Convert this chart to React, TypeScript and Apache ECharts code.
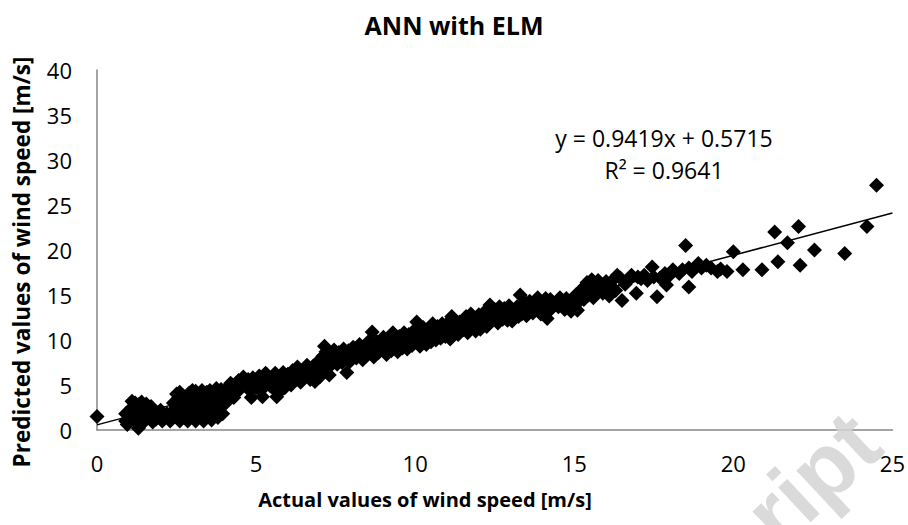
import React, { useEffect, useRef } from "react";
import * as echarts from "echarts";

const chartTitle = "ANN with ELM";
const xAxisTitle = "Actual values of wind speed [m/s]";
const yAxisTitle = "Predicted values of wind speed [m/s]";
const equationLines = ["y = 0.9419x + 0.5715", "R² = 0.9641"];
const watermark = "ript";

const xTicks = { min: 0, max: 25, interval: 5 };
const yTicks = { min: 0, max: 40, interval: 5 };

const trendX = [0, 25];
const trendY = [0.57, 24.12];

const segA: number[][] = [
  [0, 1.5], [0.9, 1.0], [0.95, 0.6], [0.9, 1.8], [1.0, 2.0], [1.05, 1.2], [1.1, 2.5], [1.15, 1.6],
  [1.2, 3.0], [1.25, 0.9], [1.3, 2.8], [1.3, 0.2], [1.35, 2.1], [1.4, 2.5], [1.45, 1.3], [1.5, 2.2],
  [1.5, 1.0], [1.55, 2.9], [1.6, 1.8], [1.65, 2.4], [1.7, 1.4], [1.7, 2.6], [1.75, 0.9], [1.8, 2.0],
  [1.85, 1.2], [1.9, 1.6], [2.0, 2.2], [2.05, 1.0], [1.1, 3.2], [1.2, 2.2], [1.4, 3.1],
];
const segB: number[][] = [
  [2.3, 1.0], [2.35, 2.0], [2.4, 3.0], [2.45, 1.6], [2.5, 2.6], [2.55, 3.5], [2.6, 1.0], [2.65, 2.2],
  [2.7, 3.8], [2.75, 1.4], [2.8, 3.0], [2.85, 1.0], [2.9, 4.1], [2.95, 2.5], [3.0, 3.5], [3.05, 1.8],
  [3.1, 1.0], [3.1, 4.3], [3.15, 2.8], [3.2, 3.9], [3.25, 1.5], [3.3, 4.4], [3.35, 1.0], [3.35, 2.4],
  [3.4, 3.4], [3.45, 4.2], [3.5, 1.9], [3.55, 4.4], [3.6, 1.1], [3.6, 3.0], [3.65, 2.4], [3.7, 4.3],
  [3.75, 3.6], [3.8, 1.4], [3.85, 2.8], [3.9, 4.5], [3.95, 3.4], [4.0, 4.0],
  [2.5, 4.0], [2.2, 1.8], [2.6, 4.2], [2.8, 2.0], [3.0, 4.4], [3.25, 3.2], [3.5, 3.7], [3.75, 4.6],
  [3.95, 1.8], [4.05, 3.0],
];
const segC: number[][] = [
  [4.1, 4.7], [4.2, 5.2], [4.3, 3.6], [4.35, 4.4], [4.45, 5.5], [4.5, 4.8], [4.6, 5.9], [4.7, 5.1],
  [4.8, 4.4], [4.85, 3.6], [4.9, 5.8], [5.0, 4.7], [5.05, 5.2], [5.1, 6.0], [5.2, 3.7], [5.25, 5.5],
  [5.35, 6.1], [5.45, 4.9], [5.5, 5.8], [5.6, 6.3], [5.65, 3.7], [5.7, 4.1], [5.75, 5.5], [5.85, 6.4],
  [5.95, 6.0], [6.05, 5.4], [6.15, 6.6], [6.25, 6.1], [6.35, 6.5], [6.45, 5.9], [6.55, 6.8], [6.65, 6.3],
  [6.7, 5.6], [6.8, 7.1], [6.9, 6.6], [7.0, 5.9], [7.0, 7.4], [7.1, 8.2], [7.15, 9.3],
  [4.15, 3.9], [4.4, 4.2], [4.55, 5.3], [4.75, 5.6], [4.95, 5.0], [5.15, 4.4], [5.3, 6.3], [5.4, 5.2],
  [5.55, 4.6], [5.8, 5.0], [5.9, 4.7], [6.0, 6.2], [6.1, 5.0], [6.2, 5.7], [6.3, 7.0], [6.4, 5.3],
  [6.5, 6.2], [6.6, 7.2], [6.75, 6.0], [6.85, 5.4], [6.95, 7.6], [7.05, 6.6],
];
const segD: number[][] = [
  [7.2, 6.9], [7.3, 6.1], [7.3, 7.6], [7.4, 8.4], [7.5, 7.9], [7.6, 8.6], [7.7, 7.5], [7.85, 6.4],
  [7.8, 8.2], [7.9, 8.8], [8.0, 7.9], [8.1, 8.5], [8.2, 9.0], [8.3, 8.3], [8.4, 8.8], [8.5, 9.4],
  [8.6, 8.6], [8.65, 10.9], [8.75, 9.1], [8.85, 8.6], [8.95, 9.6], [9.05, 9.0], [9.15, 10.2], [9.25, 8.8],
  [9.3, 10.8], [9.4, 9.5], [9.5, 10.4], [9.6, 9.1], [9.7, 9.9], [9.8, 10.6], [9.9, 9.4], [10.0, 10.1],
  [10.05, 12.0],
  [7.2, 8.7], [7.35, 7.2], [7.45, 8.9], [7.55, 7.3], [7.65, 8.0], [7.75, 9.0], [7.95, 7.6], [8.05, 9.2],
  [8.15, 8.0], [8.25, 9.5], [8.35, 7.8], [8.45, 8.2], [8.55, 9.9], [8.7, 8.1], [8.8, 9.8], [8.9, 8.9],
  [9.0, 10.3], [9.1, 8.4], [9.2, 9.4], [9.35, 9.9], [9.45, 8.7], [9.55, 9.6], [9.65, 10.8], [9.75, 9.0],
  [9.85, 10.0], [9.95, 11.0],
];
const segE: number[][] = [
  [10.15, 9.3], [10.2, 10.8], [10.3, 10.0], [10.4, 11.2], [10.5, 9.8], [10.6, 10.6], [10.7, 11.5],
  [10.8, 10.2], [10.9, 11.0], [11.0, 11.8], [11.15, 12.6], [11.2, 10.9], [11.3, 11.4], [11.4, 12.0],
  [11.5, 11.1], [11.6, 12.6], [11.7, 11.6], [11.8, 12.2], [11.9, 11.0], [12.0, 12.8], [12.1, 11.8],
  [12.2, 13.2], [12.35, 13.9], [12.4, 12.4], [12.5, 13.4], [12.6, 11.9], [12.7, 12.9], [12.8, 13.5],
  [12.9, 12.2], [13.0, 13.0], [13.1, 12.4], [13.2, 13.7], [13.3, 15.0], [13.35, 12.9], [13.45, 14.2],
  [13.55, 13.3], [13.65, 13.8],
  [10.1, 10.6], [10.25, 11.4], [10.35, 9.5], [10.45, 10.3], [10.55, 11.8], [10.65, 10.0], [10.75, 10.9],
  [10.85, 11.8], [10.95, 10.4], [11.05, 11.2], [11.1, 10.1], [11.25, 12.2], [11.35, 10.6], [11.45, 11.6],
  [11.55, 12.1], [11.65, 10.8], [11.75, 12.9], [11.85, 11.4], [11.95, 12.4], [12.05, 11.2], [12.15, 12.6],
  [12.25, 11.5], [12.3, 12.9], [12.45, 13.0], [12.55, 12.6], [12.65, 13.7], [12.75, 12.3], [12.85, 13.1],
  [12.95, 13.8], [13.05, 12.1], [13.15, 13.3], [13.25, 12.6], [13.4, 13.6], [13.5, 12.7], [13.6, 14.3],
  [13.7, 13.0],
];
const segF: number[][] = [
  [13.8, 14.2], [13.9, 13.4], [14.0, 13.9], [14.1, 14.6], [14.15, 12.4], [14.3, 13.6], [14.45, 14.2],
  [14.6, 14.4], [14.7, 13.4], [14.85, 14.0], [15.0, 13.7], [15.0, 14.8], [15.1, 13.3], [15.2, 15.2],
  [15.3, 14.5], [15.35, 16.0], [15.4, 16.4], [15.5, 15.6], [15.55, 16.7], [15.6, 14.7], [15.7, 16.2],
  [15.8, 15.5], [15.9, 15.2], [16.0, 16.5],
  [13.75, 13.6], [13.85, 14.7], [13.95, 12.9], [14.05, 14.2], [14.2, 13.2], [14.25, 14.5], [14.35, 14.1],
  [14.5, 13.7], [14.55, 14.7], [14.65, 14.0], [14.75, 14.6], [14.9, 13.2], [14.95, 14.4], [15.05, 15.0],
  [15.15, 14.3], [15.25, 15.7], [15.45, 15.0], [15.6, 16.5], [15.65, 15.8], [15.75, 16.6], [15.85, 16.0],
  [15.95, 15.7],
];
const segG: number[][] = [
  [16.1, 14.9], [16.3, 15.5], [16.35, 17.2], [16.5, 14.4], [16.6, 16.2], [16.8, 17.2], [16.95, 15.2],
  [17.1, 16.8], [17.3, 16.6], [17.45, 18.1], [17.6, 14.8], [17.7, 16.9], [17.9, 16.1], [18.1, 17.8],
  [18.3, 17.4], [18.5, 20.5], [18.6, 15.9], [18.7, 17.6], [18.9, 18.5], [19.0, 18.0], [19.3, 18.0],
  [19.5, 17.6], [19.8, 17.6], [20.0, 19.8], [20.3, 17.8],
  [16.05, 16.0], [16.2, 16.6], [16.45, 16.9], [16.7, 16.6], [17.0, 17.0], [17.2, 17.2], [17.5, 17.0],
  [17.85, 17.4], [18.0, 17.2], [18.4, 17.8], [18.6, 18.0], [19.15, 18.3], [19.6, 17.9],
];
const segH: number[][] = [
  [20.9, 17.8], [21.3, 22.0], [21.4, 18.7], [21.7, 20.8], [22.05, 22.6], [22.1, 18.3], [22.55, 20.0],
  [23.5, 19.6], [24.2, 22.6], [24.5, 27.2],
];

const scatterData = [...segA, ...segB, ...segC, ...segD, ...segE, ...segF, ...segG, ...segH];

const FONT = "'Open Sans', sans-serif";

export default function App() {
  const ref = useRef<HTMLDivElement>(null);
  useEffect(() => {
    if (!ref.current) return;
    const chart = echarts.init(ref.current, null, { renderer: "svg" });
    chart.setOption({
      animation: false,
      backgroundColor: "#ffffff",
      grid: { left: 97, right: 15, top: 70, bottom: 95, containLabel: false },
      xAxis: {
        type: "value",
        min: xTicks.min,
        max: xTicks.max,
        interval: xTicks.interval,
        axisLine: { show: true, onZero: false, lineStyle: { color: "#868686", width: 1.5 } },
        axisTick: { show: false },
        splitLine: { show: false },
        axisLabel: { color: "#000", fontSize: 22, fontFamily: FONT, margin: 22 },
      },
      yAxis: {
        type: "value",
        min: yTicks.min,
        max: yTicks.max,
        interval: yTicks.interval,
        axisLine: { show: true, onZero: false, lineStyle: { color: "#868686", width: 1.5 } },
        axisTick: { show: false },
        splitLine: { show: false },
        axisLabel: { color: "#000", fontSize: 22, fontFamily: FONT, margin: 25 },
      },
      series: [
        {
          type: "scatter",
          data: scatterData,
          symbol: "diamond",
          symbolSize: 15,
          itemStyle: { color: "#000", opacity: 1 },
          z: 2,
        },
        {
          type: "line",
          data: trendX.map((x, i) => [x, trendY[i]]),
          symbol: "none",
          lineStyle: { color: "#000", width: 1.5 },
          z: 3,
        },
      ],
      graphic: [
        {
          type: "text",
          left: "center",
          top: 12,
          style: { text: chartTitle, fontSize: 25, fontWeight: "bold", fontFamily: FONT, fill: "#000" },
        },
        {
          type: "text",
          x: 425,
          y: 499,
          style: {
            text: xAxisTitle, fontSize: 20, fontWeight: "bold", fontFamily: FONT, fill: "#000",
            align: "center", verticalAlign: "middle",
          },
        },
        {
          type: "text",
          x: 21,
          y: 262,
          rotation: Math.PI / 2,
          style: {
            text: yAxisTitle, fontSize: 22.5, fontWeight: "bold", fontFamily: FONT, fill: "#000",
            align: "center", verticalAlign: "middle",
          },
        },
        {
          type: "text",
          x: 664,
          y: 138,
          style: {
            text: equationLines[0], fontSize: 23, fontFamily: FONT, fill: "#000",
            align: "center", verticalAlign: "middle",
          },
        },
        {
          type: "text",
          x: 664,
          y: 170,
          style: {
            text: equationLines[1], fontSize: 23, fontFamily: FONT, fill: "#000",
            align: "center", verticalAlign: "middle",
          },
        },
        {
          type: "text",
          x: 812,
          y: 478,
          rotation: 0.75,
          z: 100,
          style: {
            text: watermark, fontSize: 90, fontWeight: "bold", fontFamily: "'Liberation Sans', sans-serif",
            fill: "#d4d4d4", opacity: 0.85, align: "center", verticalAlign: "middle",
          },
        },
      ],
    });
    return () => chart.dispose();
  }, []);
  return (
    <div
      ref={ref}
      style={{ position: "fixed", left: 0, top: 0, width: 908, height: 525 }}
    />
  );
}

:::::

EXERCISE:
Extract all lines containing the word "React".

ANSWER FOR THE TASK:
Convert this chart to React, TypeScript and Apache ECharts code.
import React, { useEffect, useRef } from "react";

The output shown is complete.